Retype nothing but the lines from the start of the material up to and including the line with "y_ticks = [0, 1000, 2000, 3000, 4000, 5000, 6000, 7000]". Pictures don't belong in the copy.

>> Begin

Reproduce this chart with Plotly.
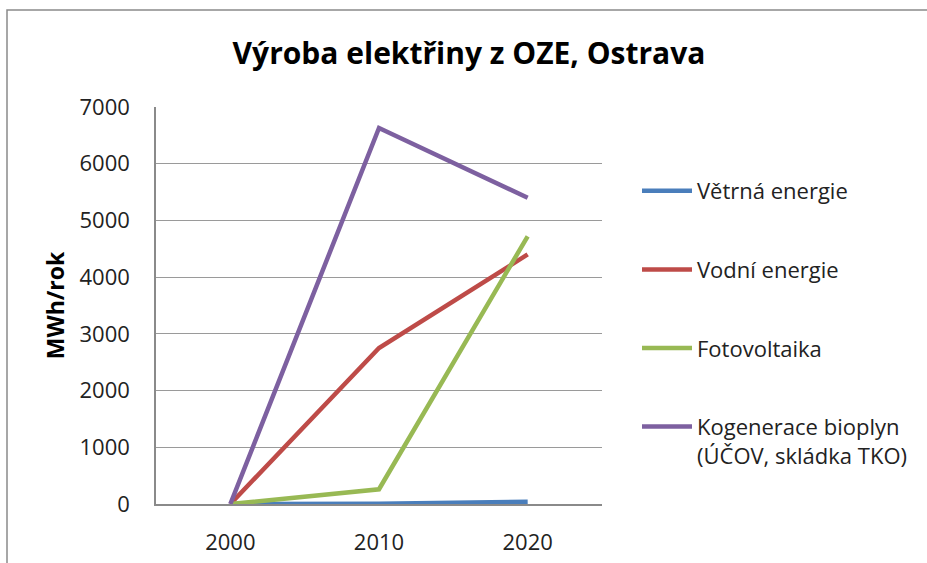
import plotly.graph_objects as go

years = ["2000", "2010", "2020"]
vetrna = [0, 5, 40]
vodni = [0, 2750, 4400]
fotovoltaika = [0, 260, 4720]
kogenerace = [0, 6630, 5400]
y_ticks = [0, 1000, 2000, 3000, 4000, 5000, 6000, 7000]

series = [
    ("Větrná energie", vetrna, "#4A7EBB"),
    ("Vodní energie", vodni, "#BE4B48"),
    ("Fotovoltaika", fotovoltaika, "#98B954"),
    ("Kogenerace bioplyn<br>(ÚČOV, skládka TKO)", kogenerace, "#7D60A0"),
]

FONT = "Open Sans, Liberation Sans, sans-serif"

fig = go.Figure()
for i, (name, vals, col) in enumerate(series):
    fig.add_trace(go.Scatter(
        x=years, y=vals, mode="lines", name=name,
        line=dict(color=col, width=4.5),
        legendgroup=f"g{i}",
    ))

W, H = 927, 563
L, R, T, B = 156, 602, 107, 504
pw, ph = R - L, B - T

def px_x(p):
    return (p - L) / pw

def px_y(p):
    return (B - p) / ph

fig.update_layout(
    width=W, height=H,
    margin=dict(l=L, r=W - R, t=T, b=H - B, autoexpand=False),
    paper_bgcolor="white", plot_bgcolor="white",
    font=dict(family=FONT, size=22, color="#222"),
    title=dict(text="<b>Výroba elektřiny z OZE, Ostrava</b>",
               x=px_x(469), xref="paper", xanchor="center",
               y=1 - 53 / H, yref="container", yanchor="middle",
               font=dict(family=FONT, size=30, color="#000")),
    xaxis=dict(
        type="category", range=[-0.5, 2.5], automargin=False,
        showline=True, linecolor="#8a8a8a", linewidth=1.5,
        showgrid=False, ticks="", ticklabelstandoff=18,
        tickfont=dict(size=22),
    ),
    yaxis=dict(
        range=[0, 7000], tickvals=y_ticks, automargin=False,
        showline=True, linecolor="#8a8a8a", linewidth=1.5,
        showgrid=True, gridcolor="#9a9a9a", gridwidth=1.2,
        zeroline=False, ticks="", ticklabelstandoff=20,
        tickfont=dict(size=22),
        title=dict(text="<b>MWh/rok</b>", font=dict(size=23, color="#000"), standoff=8),
    ),
    legend=dict(
        x=px_x(637), xanchor="left", y=px_y(170), yanchor="top",
        valign="top", tracegroupgap=47, itemwidth=50,
        font=dict(size=22, color="#222"), bgcolor="rgba(0,0,0,0)",
    ),
    shapes=[dict(
        type="rect", xref="paper", yref="paper",
        x0=px_x(7), x1=px_x(1100), y0=px_y(700), y1=px_y(10),
        line=dict(color="#8a8a8a", width=1.5), fillcolor="rgba(0,0,0,0)",
        layer="below",
    )],
)

fig.write_html("out.html", config={"displayModeBar": False},
               post_script="document.body.style.margin='0';")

>> End

■ The completed task
Reproduce this chart with Plotly.
import plotly.graph_objects as go

years = ["2000", "2010", "2020"]
vetrna = [0, 5, 40]
vodni = [0, 2750, 4400]
fotovoltaika = [0, 260, 4720]
kogenerace = [0, 6630, 5400]
y_ticks = [0, 1000, 2000, 3000, 4000, 5000, 6000, 7000]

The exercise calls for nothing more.